Understanding ROE (Part 5)
Posted by Mark on April 2, 2026 at 06:53 | Last modified: April 23, 2026 07:41I want to finish the mini-series by presenting some cases where return on equity (ROE) seems nonsensical and may be misinterpreted.
The first case is Booking Holdings (BKNG). Per Google AI, TTM ROE is 97% as of Apr 2026.
In my opinion, 97% ROE falls under the “too good to be true” category, but this is not unusual for BKNG. Pre-Pandemic (2019), ROE is a more “normal” but still strong 82%. In ’22, ROE is 110%, a sharp increase from previous years driven by recovery in travel demand and increased financial leverage. ROE fluctuates wildly from ’23–’25, often appearing highly positive (e.g. 156% in ’23).

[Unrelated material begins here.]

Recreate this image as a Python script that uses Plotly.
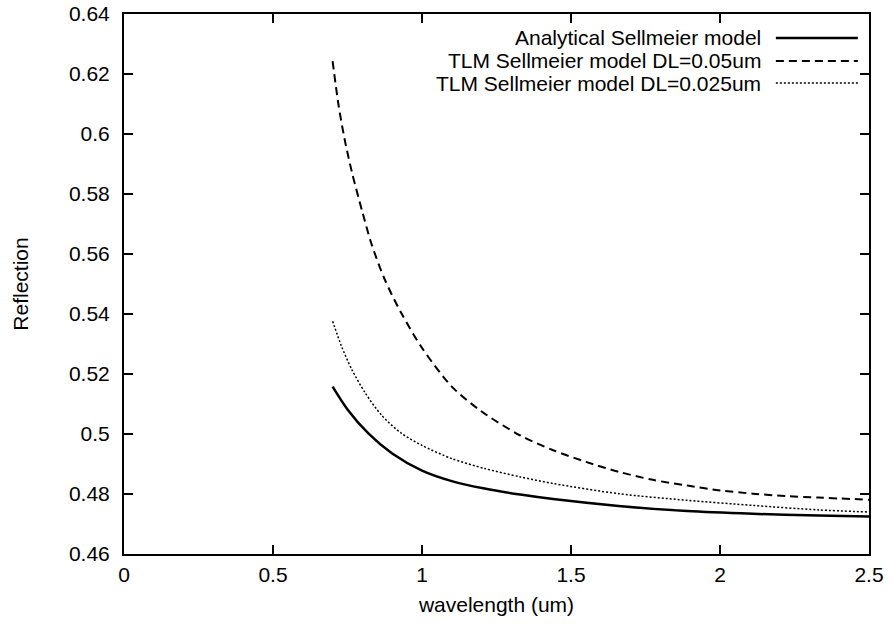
import plotly.graph_objects as go

# Data
wl_analytical = [0.70, 0.75, 0.82, 0.90, 1.0, 1.1, 1.21, 1.33, 1.44, 1.66, 1.89, 2.11, 2.33, 2.5]
r_analytical = [0.5158, 0.5082, 0.5002, 0.4935, 0.4878, 0.4843, 0.4818, 0.4798, 0.4783,
                0.4760, 0.4743, 0.4734, 0.4728, 0.4725]

wl_dl05 = [0.70, 0.72, 0.74, 0.765, 0.80, 0.83, 0.875, 0.93, 1.0, 1.1, 1.2, 1.33, 1.44,
           1.55, 1.66, 1.77, 1.89, 2.0, 2.11, 2.22, 2.33, 2.5]
r_dl05 = [0.6243, 0.6096, 0.5984, 0.5872, 0.5740, 0.5635, 0.5515, 0.5404, 0.5287, 0.5158,
          0.5075, 0.4995, 0.4946, 0.4907, 0.4874, 0.4848, 0.4828, 0.4812, 0.4801, 0.4793,
          0.4788, 0.4781]

wl_dl025 = [0.70, 0.73, 0.765, 0.81, 0.865, 0.93, 1.0, 1.1, 1.21, 1.33, 1.44, 1.66, 1.89,
            2.11, 2.33, 2.5]
r_dl025 = [0.5376, 0.5292, 0.5214, 0.5136, 0.5062, 0.5003, 0.4962, 0.4918, 0.4885, 0.4857,
           0.4835, 0.4801, 0.4779, 0.4762, 0.4747, 0.4740]

legend_labels = ["Analytical Sellmeier model",
                 "TLM Sellmeier model DL=0.05um",
                 "TLM Sellmeier model DL=0.025um"]

x_ticks = [0, 0.5, 1, 1.5, 2, 2.5]
x_ticktext = ["0", "0.5", "1", "1.5", "2", "2.5"]
y_ticks = [0.46, 0.48, 0.50, 0.52, 0.54, 0.56, 0.58, 0.60, 0.62, 0.64]
y_ticktext = ["0.46", "0.48", "0.5", "0.52", "0.54", "0.56", "0.58", "0.6", "0.62", "0.64"]

FONT = "Liberation Sans, Arial, sans-serif"
FS = 21

styles = [dict(color="black", width=2.5, dash="solid"),
          dict(color="black", width=2, dash="8px,5px"),
          dict(color="black", width=1.5, dash="2px,2px")]

fig = go.Figure()
for xs, ys, name, st in zip([wl_analytical, wl_dl05, wl_dl025],
                            [r_analytical, r_dl05, r_dl025],
                            legend_labels, styles):
    fig.add_trace(go.Scatter(x=xs, y=ys, mode="lines", name=name,
                             line=dict(shape="spline", smoothing=0.8, **st),
                             showlegend=False))

# gnuplot-style key: right-aligned text with line sample to its right
key_rows_y = [0.9556, 0.913, 0.872]
for label, st, yk in zip(legend_labels, styles, key_rows_y):
    fig.add_annotation(xref="paper", yref="paper", x=0.8577, y=yk, text=label,
                       showarrow=False, xanchor="right", yanchor="middle",
                       font=dict(family=FONT, size=FS, color="black"))
    fig.add_shape(type="line", xref="paper", yref="paper",
                  x0=0.875, x1=0.985, y0=yk, y1=yk,
                  line=dict(color=st["color"], width=st["width"], dash=st["dash"]))

axis_common = dict(showgrid=False, zeroline=False, showline=True, linecolor="black",
                   linewidth=2, mirror="ticks", ticks="inside", ticklen=9,
                   tickwidth=1.5, tickcolor="black", automargin=False,
                   ticklabeloverflow="allow",
                   tickfont=dict(family=FONT, size=FS, color="black"))

fig.update_xaxes(range=[0, 2.5], tickvals=x_ticks, ticktext=x_ticktext,
                 title=dict(text="wavelength (um)", font=dict(family=FONT, size=FS, color="black"),
                            standoff=12),
                 ticklabelstandoff=1, **axis_common)
fig.update_yaxes(range=[0.46, 0.64], tickvals=y_ticks, ticktext=y_ticktext,
                 title=dict(text="Reflection", font=dict(family=FONT, size=FS, color="black"),
                            standoff=35),
                 ticklabelstandoff=8, **axis_common)

fig.update_layout(width=891, height=624, plot_bgcolor="white", paper_bgcolor="white",
                  margin=dict(l=124, r=22, t=14, b=70),
                  font=dict(family=FONT, size=FS, color="black"))

# remove the default 8px page margin so the figure sits at the window origin
fig.write_html("out.html", config={"displayModeBar": False},
               post_script="document.body.style.margin='0';")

ROE is a complex and potentially misleading metric for BKNG because it operates with negative shareholder equity. The impressive percentage turned up by some traditional screens is a mathematical quirk of having a negative denominator [recall (1) here]. BKNG reports shareholder equity of -$5.6B in ’25 largely driven by aggressive share buybacks and debt-financed capital allocation. The negative shareholder equity is not due to operational losses, though. In fact, BKNG remains highly profitable with $5.4B TTM net income.
Despite negative shareholder equity, some sites will report positive ROE due to a programming shortfall. It should be reported as a negative figure or “N/A.” Instead, sites like FinanceCharts.com use absolute values or specific internal logic to show a performance percentage when there really isn’t one. The positive percentage is a ghost metric.
Platforms such as Wisesheets.io report the same data as negative ROE or “N/A” following standard application of the formula with shareholder equity of -$5.6B (i.e. a shareholder deficit) at the end of 2025 divided into positive net income.
The reality is a highly profitable BKNG [$5.4B net income for ’25, as mentioned above] that has wiped out its equity book value through massive share buybacks rather than business losses. Negative equity is a deliberate management decision rather than a sign of operational failure.
For stock analysis when shareholder equity is negative, it can help to:
- Use Return on Invested Capital (ROIC) to see how well the company uses all its capital (equity and debt). BKNG recently reported an ROIC of 43.7%, which remains a valid and strongly positive number.
- Focus on cash flow metrics like Free Cash Flow (FCF) and FCF Yield to study how the company generates cash regardless of its accounting book value. BKNG grew FCF 15.1% in 2025.
- Evaluate solvency by interest coverage rather than Debt-to-Equity. 13.6 interest coverage indicates well-managed debt.